Designing 'from the user out': how brands must engage in the digital world

Tablet user
Brands must start with the user when planning their engagement strategy

Experience design (XD) is the practice of designing products, processes, services and environments with a focus placed on the quality of the user experience. An emerging discipline, experience design draws from many other disciplines including cognitive science, product design, interaction design, storytelling & heuristics.

Marketing experience design (MXD) on the other hand, provides a foundation for building a new methodology for realizing the brand and marketing strategies of clients. This approach focuses on why as well as how we tell the story of a brand and, of more importance, how we can use marketing touch points to deliver personalised and relevant messages to new and existing consumer.

To do this effectively we need three components; the meaningful relationship we are trying to establish and/or extend, the digital marketing touch point (be it through mobile display, programmatic media, content or social partnerships etc) and the data flow that measures and tracks the level of consumer engagement at both the brand and product level.

The measure of this engagement has traditionally been based on a pre-defined product or service purchase in the performance sense or brand engagement metrics in its broadest. As digital media becomes more complex and asynchronous, new quantitative and qualitative measures will emerge blurring the performance/brand distinction.

Simplifying the model

Programmatic media has already started collapsing direct and brand digital marketing into a single cookie view platform, that will in time incorporate paid and non-paid partnerships to create a more efficient marketing model.

Allied with media attribution and emerging digital econometric modelling built on consumer and house-holding insights, we will expect to see programmatic media hasten the movement towards a single XD marketing approach and the establishment of new measurement metrics to link brand awareness and engagement levels with online and offline purchase intent.

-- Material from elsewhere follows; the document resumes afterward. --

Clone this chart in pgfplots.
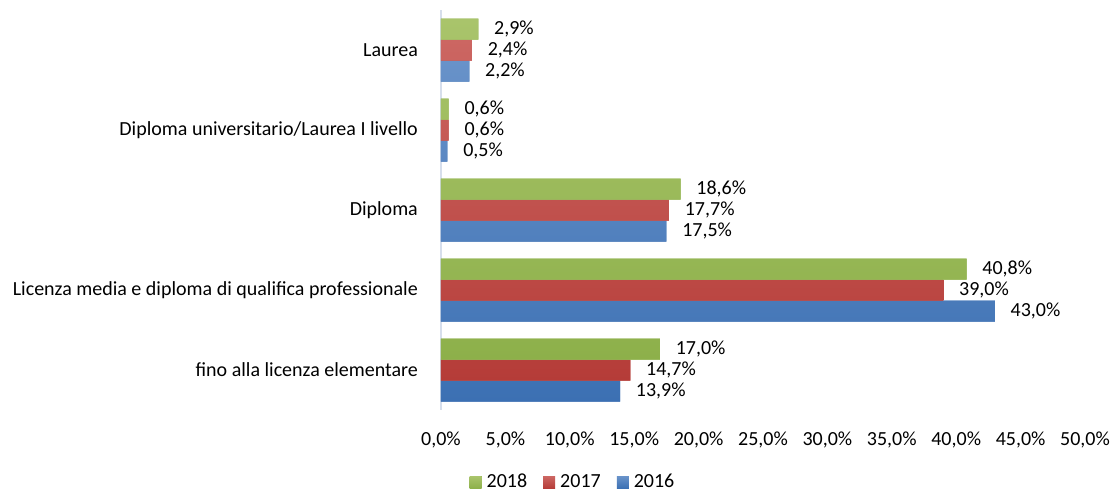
\documentclass[border=0pt]{standalone}
\usepackage{pgfplots}
\pgfplotsset{compat=1.18}
\usepackage{fontspec}
\setmainfont{Carlito}
\definecolor{gT}{HTML}{A9C46B}\definecolor{gB}{HTML}{8DB04A}
\definecolor{rT}{HTML}{CC6662}\definecolor{rB}{HTML}{B53C38}
\definecolor{bT}{HTML}{6892C9}\definecolor{bB}{HTML}{3C70B3}
\definecolor{axc}{HTML}{D6DEEC}
\begin{document}
\fontsize{20pt}{24pt}\selectfont
\begin{tikzpicture}
\path[use as bounding box] (0,0) rectangle (1112pt,493pt);
\begin{axis}[
  at={(441pt,83pt)}, anchor=south west,
  scale only axis, width=644pt, height=400pt,
  xbar=0pt, bar width=21pt,
  y dir=reverse,
  xmin=0, xmax=50, ymin=-0.5, ymax=4.5,
  xtick={0,5,...,50},
  ytick={0,1,2,3,4},
  yticklabels={Laurea,Diploma universitario/Laurea I livello,Diploma,Licenza media e diploma di qualifica professionale,fino alla licenza elementare},
  xticklabel={\pgfmathprintnumber[fixed,fixed zerofill,precision=1,use comma]{\tick}\%},
  /pgf/number format/assume math mode=true,
  tick style={draw=none},
  axis x line*=bottom, axis y line*=left,
  x axis line style={draw=none},
  y axis line style={draw=axc,line width=1.5pt,-},
  font=\fontsize{20pt}{24pt}\selectfont,
  xticklabel style={yshift=-15pt},
  yticklabel style={xshift=-12pt},
  nodes near coords={\pgfmathprintnumber[fixed,fixed zerofill,precision=1,use comma]{\pgfplotspointmeta}\%},
  nodes near coords style={anchor=west,xshift=9pt,font=\fontsize{20pt}{24pt}\selectfont,/pgf/number format/assume math mode=true},
  legend columns=3,
  reverse legend,
  legend style={draw=none,at={(0.205,-0.181)},anchor=center,inner ysep=0pt,font=\fontsize{20pt}{24pt}\selectfont,
    /tikz/every even column/.append style={column sep=14pt}},
  legend image code/.code={\fill[#1] (0pt,-6pt) rectangle (12pt,6pt); \path (15pt,0pt);},
  clip=false,
]
\addplot[draw=none,fill=bB,top color=bT,bottom color=bB] coordinates {(2.2,0) (0.5,1) (17.5,2) (43.0,3) (13.9,4)};
\addplot[draw=none,fill=rB,top color=rT,bottom color=rB] coordinates {(2.4,0) (0.6,1) (17.7,2) (39.0,3) (14.7,4)};
\addplot[draw=none,fill=gB,top color=gT,bottom color=gB] coordinates {(2.9,0) (0.6,1) (18.6,2) (40.8,3) (17.0,4)};
\legend{2016,2017,2018}
\end{axis}
\end{tikzpicture}
\end{document}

This will enable us to extend the model offline and create fully integrated creative and content marketing experiences which can be harnessed and driven by the consumers. We at Havas Media feel MXD is a useful, future proofed model for bringing these approaches together in a single discipline.

By focusing on what is 'meaningful' to customers we can help define key product or brand qualities that consumers can, in turn, use to navigate the abundance of choice within a particular market. These qualities extend from price, convenience to 'less measurable' social endorsement and community impact.

Now in its seventh year, our Meaningful Brands study is an insight into people and their relationships with brands. It helps marketers understand the particular drivers that help forge brand connections at both a personal level (intellectual, emotional, social, organisational) as well as at a broader societal perspective (economy, environment, community, Gov. ethics).

What makes a brand 'meaningful'?

We have engaged with 700 brands, surveying 134,000 consumers in 23 countries to build a detailed and consistent view of how these relationships have evolved and where they stand today. The results are not in the favour of our industry and reveal that most people worldwide would not care if more than 73% of brands disappeared entirely; in the UK this rises to 90%.

In many categories, brands have become commoditised in a communications race where price has become the only differentiator. This has in turn driven the digital marketing model to revolve more around sale or lead conversion points than as a key trigger to shaping the broader relationship with a brand.

This might explain why digital marketing has become more acquisition led for price sensitive categories and more communication based through value content and social endorsement for service based categories and sectors where price is not the primary driver.

In this fast-evolving "always-on" world, potential moments of engagement are expanding all the time, and the distinction of paid, owned, shared and earned touch points (media or otherwise) are harder to delineate. It's these moments of engagement, be they light touch like an email or more immersive like a visit to the store, that cumulatively create the brand experience.